Toutes les mères ont un jour éprouvé un sentiment de culpabilité à l'idée d'avoir failli aux exigences de la mère parfaite.
Jessamine Chan, pour son premier roman livre une vision dystopique de la maternité moderne en transformant des peurs universelles en cauchemars absolus.
Cette satire, parfaitement exécutée, met en scène une mère célibataire qui partage la garde de sa fille de 18 mois avec son ex-mari. Lors d'une journée particulièrement difficile, "la journée d'enfer ", elle laisse sa fille seule dans son trotteur pendant 2 heures.
Techniquement, l'accusation n'est pas fausse; Frida a vraiment laissé Harriet sans surveillance. Mais alors qu'elle avoue son erreur et se repentit sincèrement , les autorités refusent de l'écouter et interprètent chacun de ses arguments comme la marque de sa perversion et la preuve de son incapacité à être mère.
Pour garder ses droits parentaux et retrouver la garde de sa fille, Frida doit accepter de passer 1 année dans l'école des mauvaises mères, en compagnie de femmes dont les fautes vont de laisser un enfant jouer seul dans le jardin ou de trop le dorloter, jusqu'à la maltraitance.
Le sentiment d'injustice éprouvé par celles qui se sentent accusées à tort ne peut durer. A longueur de journée, elles doivent répéter ces deux mantras humiliants : "Je suis une mauvaise mère, mais j'apprends à être bonne" et, plus terrifiant encore "Je suis narcissique. Je suis un danger pour mon enfant."
Dans cette école du futur où l'intelligence artificielle a une fonction coercitive, chaque femme reçoit une poupée robotique, plus vraie que nature, avec laquelle elle doit pratiquer des compétences maternelles très codifiées, comme la durée d'un câlin, le contact visuel ininterrompu ou le chronométrage du temps nécessaire pour arrêter les pleurs de l'enfant.
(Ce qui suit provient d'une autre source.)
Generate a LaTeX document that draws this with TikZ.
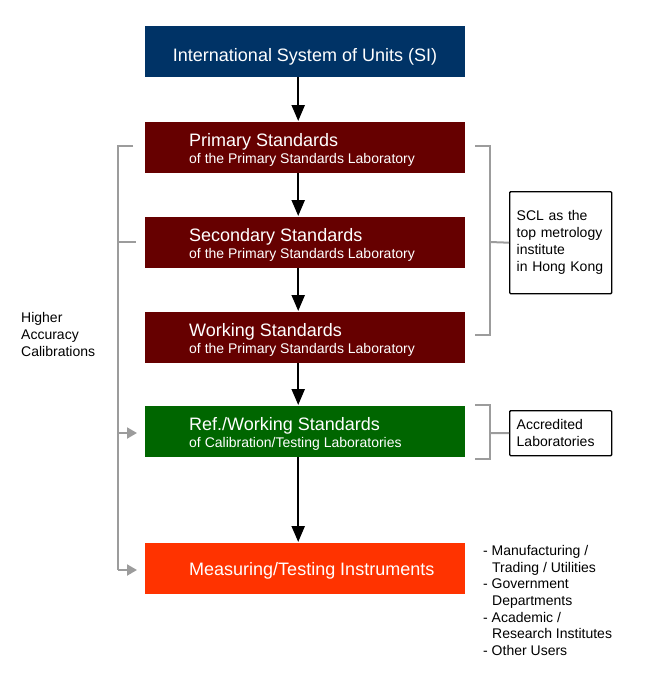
\documentclass[tikz,border=0pt]{standalone}
\usepackage{fontspec}
\setmainfont{Liberation Sans}
\usetikzlibrary{arrows.meta}
\definecolor{siblue}{HTML}{003366}
\definecolor{sclred}{HTML}{660000}
\definecolor{labgreen}{HTML}{006600}
\definecolor{instred}{HTML}{FF3300}
\definecolor{brgray}{HTML}{9C9C9C}
\newcommand{\titlef}{\fontsize{18}{21}\selectfont}
\newcommand{\subf}{\fontsize{14}{17}\selectfont}
\begin{document}
\begin{tikzpicture}[x=1pt,y=-1pt,
  stdbox/.style={rectangle, minimum width=320pt, minimum height=51pt, inner sep=0pt, anchor=north west},
  ttl/.style={anchor=base west, inner sep=0pt, text=white, font=\titlef},
  subttl/.style={anchor=base west, inner sep=0pt, text=white, font=\subf},
  flowarrow/.style={line width=2.2pt, -{Triangle[length=16pt,width=13pt]}, shorten >=1pt},
  bracket/.style={line width=2pt, brgray},
  grayarrow/.style={line width=2pt, brgray, -{Triangle[length=10pt,width=11pt]}},
  infobox/.style={draw=black, line width=1.4pt, rounded corners=1pt, minimum width=102pt, inner xsep=7pt, align=left, font=\subf, anchor=north west, text width=88pt},
  plain/.style={anchor=base west, inner sep=0pt, font=\subf}
]
\useasboundingbox (0,0) rectangle (645,680);

% main boxes
\node[stdbox, fill=siblue] (si) at (145,26) {};
\node[anchor=base, inner sep=0pt, text=white, font=\titlef] (sit) at (305,61) {International System of Units (SI)};

\node[stdbox, fill=sclred] (prim) at (145,122) {};
\node[ttl] (primt) at (189,146) {Primary Standards};
\node[subttl] (prims) at (189,163) {of the Primary Standards Laboratory};

\node[stdbox, fill=sclred] (sec) at (145,217) {};
\node[ttl] (sect) at (189,241) {Secondary Standards};
\node[subttl] (secs) at (189,258) {of the Primary Standards Laboratory};

\node[stdbox, fill=sclred] (work) at (145,312) {};
\node[ttl] (workt) at (189,336) {Working Standards};
\node[subttl] (works) at (189,353) {of the Primary Standards Laboratory};

\node[stdbox, fill=labgreen] (ref) at (145,406) {};
\node[ttl] (reft) at (189,430) {Ref./Working Standards};
\node[subttl] (refs) at (189,447) {of Calibration/Testing Laboratories};

\node[stdbox, fill=instred] (inst) at (145,543) {};
\node[ttl] (instt) at (189,575) {Measuring/Testing Instruments};

% flow arrows
\foreach \a/\b in {si/prim, prim/sec, sec/work, work/ref, ref/inst}
  \draw[flowarrow] ([xshift=-7pt]\a.south) -- ([xshift=-7pt]\b.north);

% left bracket
\coordinate (lt) at (133,146);
\coordinate (lm) at (136,242);
\coordinate (lx) at (118,146);
\coordinate (lr) at (137,433);
\coordinate (li) at (137,570);
\draw[bracket] (lt) -- (lx) -- (118,570);
\draw[bracket] (118,242) -- (lm);
\draw[grayarrow] (118,433) -- (lr);
\draw[grayarrow] (118,570) -- (li);

\node[anchor=north west, inner sep=0pt, align=left, font=\subf] (hac) at (21,312) {Higher\\Accuracy\\Calibrations};

% right boxes
\node[infobox, minimum height=102pt] (scl) at (509,191) {SCL as the\\top metrology\\institute\\in Hong Kong};
\node[infobox, minimum height=45pt] (acc) at (509,410) {Accredited\\Laboratories};

% right brackets
\draw[bracket] (475,146) -- (490,146) -- (490,335) -- (475,335);
\draw[bracket] (490,242) -- (scl.west);
\draw[bracket] (475,405) -- (490,405) -- (490,459) -- (475,459);
\draw[bracket] (490,433) -- (acc.west);

% users list
\node[plain] (u1) at (483,555) {- Manufacturing /};
\node[plain] (u2) at (492,572) {Trading / Utilities};
\node[plain] (u3) at (483,588) {- Government};
\node[plain] (u4) at (492,605) {Departments};
\node[plain] (u5) at (483,622) {- Academic /};
\node[plain] (u6) at (492,638) {Research Institutes};
\node[plain] (u7) at (483,655) {- Other Users};
\end{tikzpicture}
\end{document}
Les poupées enregistrent non seulement les réactions des mères qui sont sous la surveillance constante d'instructrices en blouse rose mais également toutes les émotions. "Leurs schémas de clignotement et leurs expressions seront surveillés pour détecter le stress, la peur, l'ingratitude, la tromperie, l'ennui, l'ambivalence et une foule d'autres sentiments."
Chaque séquence est sanctionnée par des examens que personne ne peut réussir tant le niveau d'exigence est impossible à atteindre.
S'ensuivent donc des punitions comme la privation du contact téléphonique avec l'enfant réel ou l'absence de toute nouvelle.
Ce dispositif panoptique est également responsable de dépression et de suicide.
Sous l'oeil de ces Big Mothers, des femmes qui, comme chez
Margaret Atwood servent de geôlieres à d'autres femmes, elles doivent apprendre à ne plus avoir ni besoins, ni désirs.
Jessamine Chan a confié avoir mené une enquête sur les services sociaux pour écrire son roman. Elle a découvert sans trop de surprise, que les femmes noires et latinos, ainsi que les personnes à faible revenu ou souffrant de troubles mentaux, sont plus spécifiquement concernées par les contrôles des services de l'état. On pourrait penser, dit-elle, que les familles qui ont des problèmes avec les services de protection de l'enfance sont coupables de maltraitance. C'est ce qu'ils veulent nous faire croire. En réalité, il s'agit plus souvent de négligence, et cette négligence est souvent générée par la pauvreté. Comme ces enfants obligés de jouer dans la rue parce qu'il n'y a pas de place dans l'appartement.
Ainsi, la composition raciale de l'école est majoritairement noire et latino avec une poignée de mères blanches, et Frida qui est d'origine sino-américaine. L'auteure reproduit ici un contexte sociologique réel pour accréditer cette idée d'une surveillance d'état qui se focalise davantage sur les classes sociales en difficulté. Elle veut également montrer qu'un système qui criminalise les mères célibataires peut aussi être un système qui interdit l'avortement et réduit les femmes, toutes les femmes, à leur capacité à procréer et à materner
Jessamine Chan, dans la lignée de
Margaret Atwood, met en lumière le prix exorbitant que paient les femmes dans une société patriarcale qui les méprise et qui n'a de cesse de les punir pour assurer leur désir de domination.
Ce code d'éthique maternel, bâti sur la honte et la culpabilité, n'a d'autre vocation que de grignoter la liberté des femmes.